REQUIRED TASK.
Retype, word for word, the lines from the first line of the entries through the line that holds "64.1, 56.8, 51.1, 46.0, 41.7, 31.0, 15.3, 0.0]"; leave out the pictures.

--- DATASET ENTRIES ---

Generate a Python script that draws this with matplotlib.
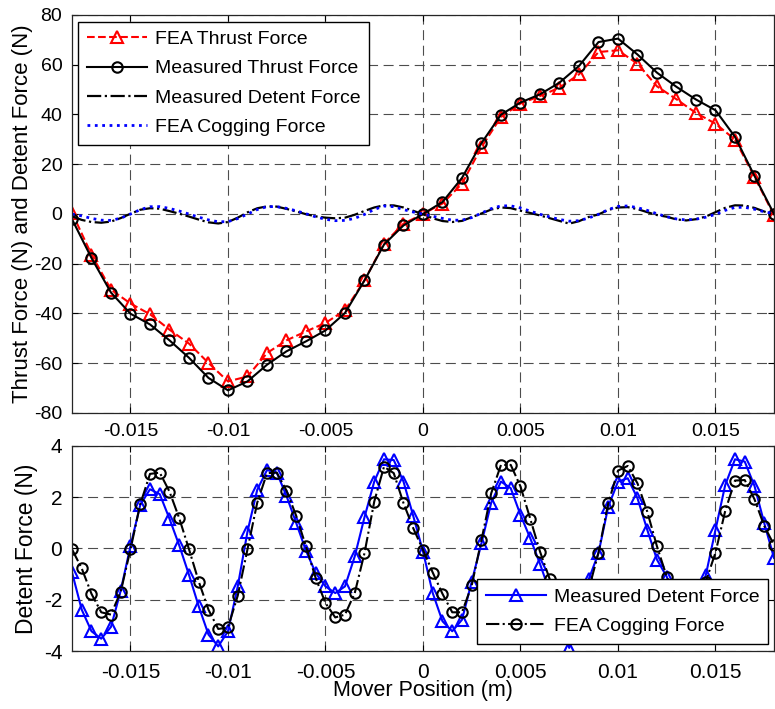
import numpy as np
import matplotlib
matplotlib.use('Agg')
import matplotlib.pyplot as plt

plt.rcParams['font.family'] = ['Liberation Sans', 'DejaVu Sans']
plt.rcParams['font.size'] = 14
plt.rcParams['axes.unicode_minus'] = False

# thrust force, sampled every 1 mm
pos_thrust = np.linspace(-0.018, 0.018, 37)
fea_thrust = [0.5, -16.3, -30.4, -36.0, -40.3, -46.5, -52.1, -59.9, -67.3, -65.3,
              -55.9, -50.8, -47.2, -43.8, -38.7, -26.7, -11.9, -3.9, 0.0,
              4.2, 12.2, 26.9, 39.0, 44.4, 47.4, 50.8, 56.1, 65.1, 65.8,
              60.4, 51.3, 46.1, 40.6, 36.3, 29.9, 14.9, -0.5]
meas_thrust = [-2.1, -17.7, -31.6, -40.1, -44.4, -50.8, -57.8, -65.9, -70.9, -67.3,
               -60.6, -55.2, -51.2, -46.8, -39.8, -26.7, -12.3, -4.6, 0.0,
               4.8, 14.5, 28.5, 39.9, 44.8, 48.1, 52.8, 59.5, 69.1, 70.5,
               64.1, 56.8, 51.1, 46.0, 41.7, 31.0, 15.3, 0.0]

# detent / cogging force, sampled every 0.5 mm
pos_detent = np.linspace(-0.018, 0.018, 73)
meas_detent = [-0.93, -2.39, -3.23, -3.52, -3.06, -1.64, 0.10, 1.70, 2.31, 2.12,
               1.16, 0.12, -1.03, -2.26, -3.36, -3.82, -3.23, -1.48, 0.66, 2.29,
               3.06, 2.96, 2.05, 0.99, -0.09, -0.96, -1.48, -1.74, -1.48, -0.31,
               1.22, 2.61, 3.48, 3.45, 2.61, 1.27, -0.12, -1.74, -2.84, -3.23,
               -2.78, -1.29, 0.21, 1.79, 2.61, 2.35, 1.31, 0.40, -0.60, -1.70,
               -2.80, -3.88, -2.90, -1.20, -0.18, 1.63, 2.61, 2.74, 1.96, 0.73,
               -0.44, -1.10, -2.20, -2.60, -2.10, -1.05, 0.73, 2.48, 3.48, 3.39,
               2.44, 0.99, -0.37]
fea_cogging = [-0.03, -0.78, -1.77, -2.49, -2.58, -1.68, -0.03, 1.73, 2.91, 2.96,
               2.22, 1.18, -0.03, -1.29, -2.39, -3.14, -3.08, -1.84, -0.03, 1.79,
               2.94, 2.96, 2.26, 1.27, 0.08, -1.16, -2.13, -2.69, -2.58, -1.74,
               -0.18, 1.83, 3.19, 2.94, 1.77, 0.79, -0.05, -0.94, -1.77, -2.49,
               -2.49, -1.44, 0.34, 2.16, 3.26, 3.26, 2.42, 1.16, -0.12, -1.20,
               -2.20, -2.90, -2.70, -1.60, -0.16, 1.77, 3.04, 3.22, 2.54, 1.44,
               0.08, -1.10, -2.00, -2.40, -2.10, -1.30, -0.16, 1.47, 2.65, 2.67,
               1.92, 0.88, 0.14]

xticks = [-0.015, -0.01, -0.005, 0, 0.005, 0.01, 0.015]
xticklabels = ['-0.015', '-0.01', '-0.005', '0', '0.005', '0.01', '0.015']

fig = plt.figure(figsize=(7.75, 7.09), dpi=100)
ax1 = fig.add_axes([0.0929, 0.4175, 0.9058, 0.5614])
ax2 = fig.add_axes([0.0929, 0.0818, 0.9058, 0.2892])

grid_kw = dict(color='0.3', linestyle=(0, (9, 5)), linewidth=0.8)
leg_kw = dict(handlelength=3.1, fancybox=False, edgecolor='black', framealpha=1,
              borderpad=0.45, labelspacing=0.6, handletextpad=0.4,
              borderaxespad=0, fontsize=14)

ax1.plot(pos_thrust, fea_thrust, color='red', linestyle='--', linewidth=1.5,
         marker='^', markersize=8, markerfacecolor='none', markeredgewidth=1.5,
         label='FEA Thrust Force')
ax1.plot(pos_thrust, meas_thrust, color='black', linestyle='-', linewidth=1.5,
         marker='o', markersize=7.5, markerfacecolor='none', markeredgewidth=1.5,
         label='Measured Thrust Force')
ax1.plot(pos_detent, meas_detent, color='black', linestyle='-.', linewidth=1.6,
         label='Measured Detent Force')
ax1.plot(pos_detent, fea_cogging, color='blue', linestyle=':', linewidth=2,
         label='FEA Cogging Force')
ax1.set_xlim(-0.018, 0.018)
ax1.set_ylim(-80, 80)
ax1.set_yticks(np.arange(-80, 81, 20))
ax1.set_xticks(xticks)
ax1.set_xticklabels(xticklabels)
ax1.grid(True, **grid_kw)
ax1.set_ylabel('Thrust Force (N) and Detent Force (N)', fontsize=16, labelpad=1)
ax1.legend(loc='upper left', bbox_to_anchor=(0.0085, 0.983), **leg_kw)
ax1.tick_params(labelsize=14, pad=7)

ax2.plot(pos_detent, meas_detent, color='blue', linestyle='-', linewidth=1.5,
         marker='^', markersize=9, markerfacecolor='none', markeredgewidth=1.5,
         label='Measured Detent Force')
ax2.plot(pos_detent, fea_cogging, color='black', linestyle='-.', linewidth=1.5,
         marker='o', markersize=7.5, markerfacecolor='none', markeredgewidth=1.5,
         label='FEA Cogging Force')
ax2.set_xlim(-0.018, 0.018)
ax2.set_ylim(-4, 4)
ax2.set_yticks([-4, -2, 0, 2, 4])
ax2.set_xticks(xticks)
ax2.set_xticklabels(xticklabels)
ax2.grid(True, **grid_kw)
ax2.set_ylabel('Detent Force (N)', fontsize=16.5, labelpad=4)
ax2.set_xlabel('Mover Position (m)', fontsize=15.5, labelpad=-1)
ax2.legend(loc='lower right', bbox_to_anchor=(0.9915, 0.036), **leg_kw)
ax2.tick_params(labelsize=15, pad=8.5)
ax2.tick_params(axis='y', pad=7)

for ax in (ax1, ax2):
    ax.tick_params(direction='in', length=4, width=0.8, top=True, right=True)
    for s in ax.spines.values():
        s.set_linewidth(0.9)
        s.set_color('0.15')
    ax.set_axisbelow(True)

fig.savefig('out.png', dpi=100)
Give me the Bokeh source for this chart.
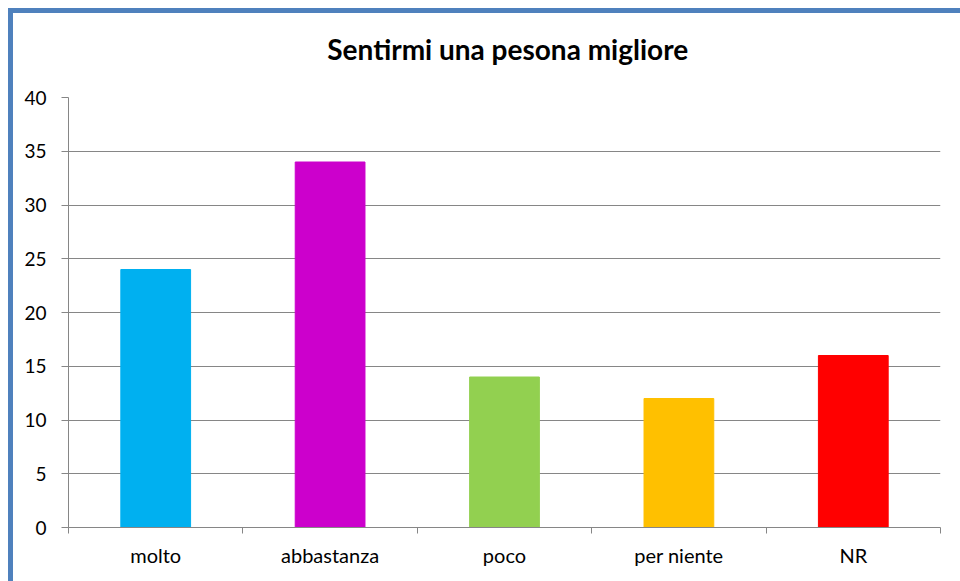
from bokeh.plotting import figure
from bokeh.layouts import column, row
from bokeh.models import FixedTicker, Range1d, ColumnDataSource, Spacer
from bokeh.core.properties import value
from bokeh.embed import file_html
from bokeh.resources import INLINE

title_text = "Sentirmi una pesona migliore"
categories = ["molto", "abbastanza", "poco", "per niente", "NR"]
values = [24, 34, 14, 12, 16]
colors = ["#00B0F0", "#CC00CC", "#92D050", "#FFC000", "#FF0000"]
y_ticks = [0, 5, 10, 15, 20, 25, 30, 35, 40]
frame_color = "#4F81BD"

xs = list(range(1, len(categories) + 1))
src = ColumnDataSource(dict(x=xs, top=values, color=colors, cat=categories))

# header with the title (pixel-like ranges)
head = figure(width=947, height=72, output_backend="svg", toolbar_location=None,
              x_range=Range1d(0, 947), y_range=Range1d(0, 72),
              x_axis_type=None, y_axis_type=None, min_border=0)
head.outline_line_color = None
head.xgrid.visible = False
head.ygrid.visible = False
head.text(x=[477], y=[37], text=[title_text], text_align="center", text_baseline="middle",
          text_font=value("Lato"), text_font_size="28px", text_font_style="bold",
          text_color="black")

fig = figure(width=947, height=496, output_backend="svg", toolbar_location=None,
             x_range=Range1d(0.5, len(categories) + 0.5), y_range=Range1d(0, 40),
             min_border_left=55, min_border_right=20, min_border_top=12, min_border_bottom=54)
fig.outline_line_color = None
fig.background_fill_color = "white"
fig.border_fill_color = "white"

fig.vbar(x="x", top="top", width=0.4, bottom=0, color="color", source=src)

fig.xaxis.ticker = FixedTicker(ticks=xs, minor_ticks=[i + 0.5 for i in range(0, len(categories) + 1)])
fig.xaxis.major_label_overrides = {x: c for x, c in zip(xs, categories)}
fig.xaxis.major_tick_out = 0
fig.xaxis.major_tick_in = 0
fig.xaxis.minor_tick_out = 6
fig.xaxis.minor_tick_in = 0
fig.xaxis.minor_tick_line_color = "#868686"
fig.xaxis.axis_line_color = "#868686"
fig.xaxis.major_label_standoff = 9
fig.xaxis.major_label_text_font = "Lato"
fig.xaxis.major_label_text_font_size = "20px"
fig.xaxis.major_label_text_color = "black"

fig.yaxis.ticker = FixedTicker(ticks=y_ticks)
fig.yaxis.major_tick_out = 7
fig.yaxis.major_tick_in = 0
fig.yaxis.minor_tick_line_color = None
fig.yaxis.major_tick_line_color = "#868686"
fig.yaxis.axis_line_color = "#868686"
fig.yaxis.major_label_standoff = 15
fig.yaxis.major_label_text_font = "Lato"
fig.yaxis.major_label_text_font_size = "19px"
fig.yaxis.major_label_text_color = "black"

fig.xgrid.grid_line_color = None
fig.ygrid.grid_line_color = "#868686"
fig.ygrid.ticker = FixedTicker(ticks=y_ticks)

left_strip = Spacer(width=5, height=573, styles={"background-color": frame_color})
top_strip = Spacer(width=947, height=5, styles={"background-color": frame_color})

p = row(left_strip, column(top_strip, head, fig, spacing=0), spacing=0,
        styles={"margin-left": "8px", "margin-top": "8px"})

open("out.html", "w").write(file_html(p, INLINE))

---

RESULT BELOW.
Generate a Python script that draws this with matplotlib.
import numpy as np
import matplotlib
matplotlib.use('Agg')
import matplotlib.pyplot as plt

plt.rcParams['font.family'] = ['Liberation Sans', 'DejaVu Sans']
plt.rcParams['font.size'] = 14
plt.rcParams['axes.unicode_minus'] = False

# thrust force, sampled every 1 mm
pos_thrust = np.linspace(-0.018, 0.018, 37)
fea_thrust = [0.5, -16.3, -30.4, -36.0, -40.3, -46.5, -52.1, -59.9, -67.3, -65.3,
              -55.9, -50.8, -47.2, -43.8, -38.7, -26.7, -11.9, -3.9, 0.0,
              4.2, 12.2, 26.9, 39.0, 44.4, 47.4, 50.8, 56.1, 65.1, 65.8,
              60.4, 51.3, 46.1, 40.6, 36.3, 29.9, 14.9, -0.5]
meas_thrust = [-2.1, -17.7, -31.6, -40.1, -44.4, -50.8, -57.8, -65.9, -70.9, -67.3,
               -60.6, -55.2, -51.2, -46.8, -39.8, -26.7, -12.3, -4.6, 0.0,
               4.8, 14.5, 28.5, 39.9, 44.8, 48.1, 52.8, 59.5, 69.1, 70.5,
               64.1, 56.8, 51.1, 46.0, 41.7, 31.0, 15.3, 0.0]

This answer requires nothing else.